Narratives define history, identity, self. Recent world events are showing us something historians have known for ages: ‘truth’ is relative. Whichever narrative is decided, sold, packaged, retold and consumed is the one accepted, and possibly becoming the basis for a whole group’s identity. What, then, becomes of those people groups who cannot tell their stories? What becomes of them when their stories are not only unheard, but subsumed by those of more powerful hegemonic identities?

Presented as a visual dialogue between Spanish medieval tapestries such as Devoción de Nuestra Señora and pottery designs found on archaeological artefacts of the Gran Coclé cultural region of the Panamanian Isthmus, An Incomplete Timeline of Isthmian Identit(y/ies) attempts and fails to tell a story of the many ethnicities of the Isthmo-Colombian cultural region that takes up most of Central America and the North of Colombia, both past and present. This timeline fails on principles of definition: when do you start the timeline? When humans first migrated into the continent? The years before Contact with Europeans? Post-contact? And how exactly can you show a timeline when the present is ever passing us by and the future is imagined? As such, this work exists as a metaphorical meeting point, and one crafted in bias.

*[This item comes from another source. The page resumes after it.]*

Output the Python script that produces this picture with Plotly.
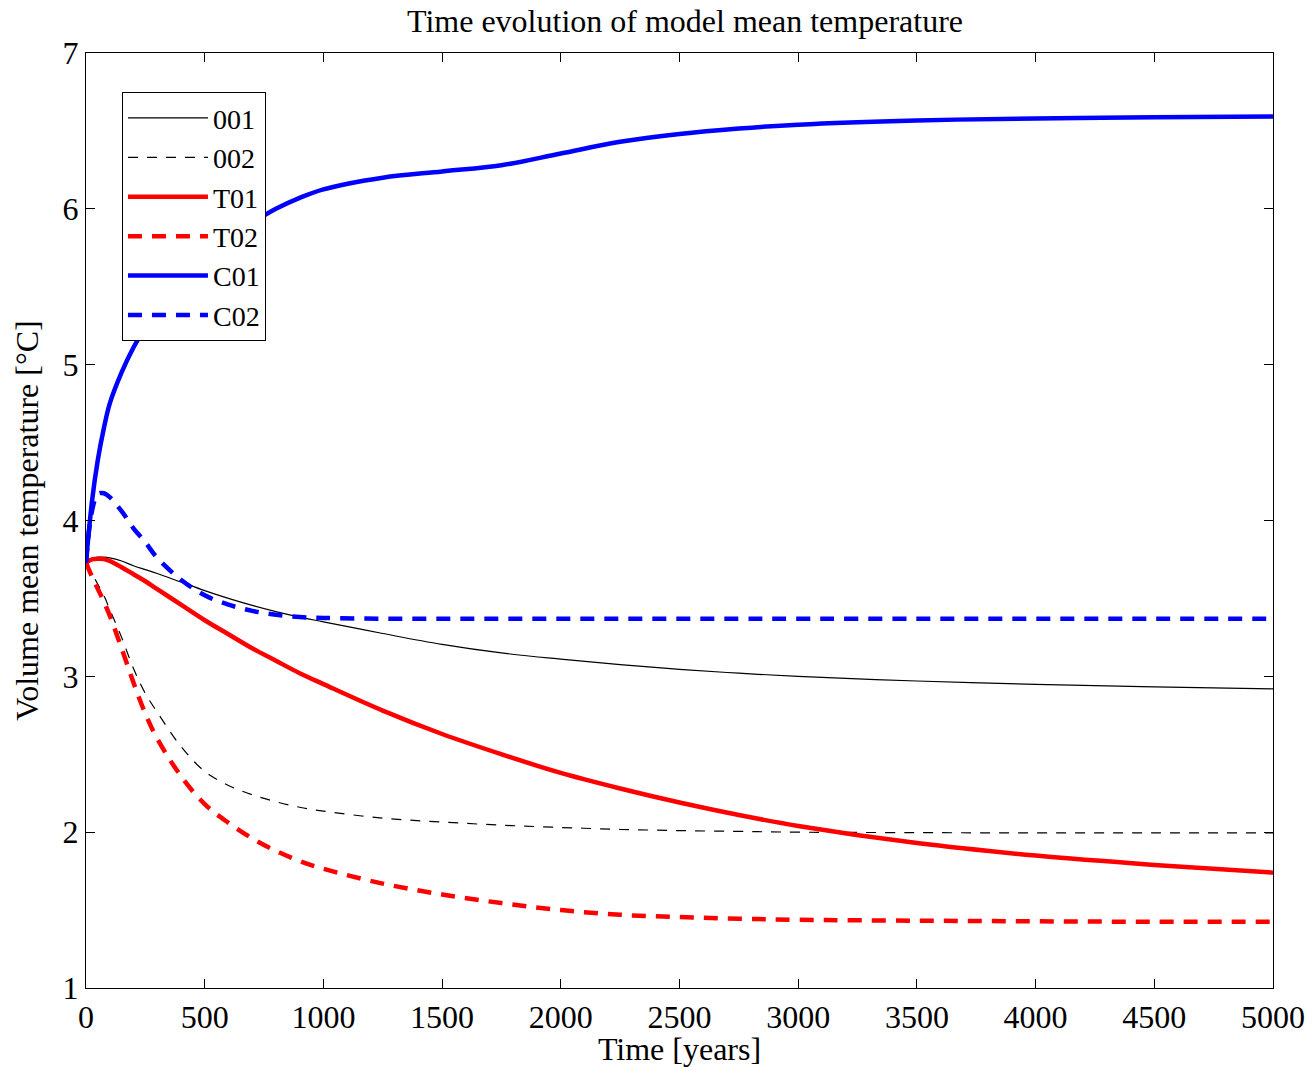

There are five ‘scenes’ in this work, selected to tell a very particular narrative born from ethnoarchaeological evidence, deliberate gaps left in between history lessons in public schools, the realities of oppression remembered and occurring, and a knowing abandonment of positivity – there is a reason the Spanish called it Conquista, after all; and to ignore that such an imperialistic mentality survives to this day is irresponsible and simply plays into the hands of those charlatans who create a singular truth.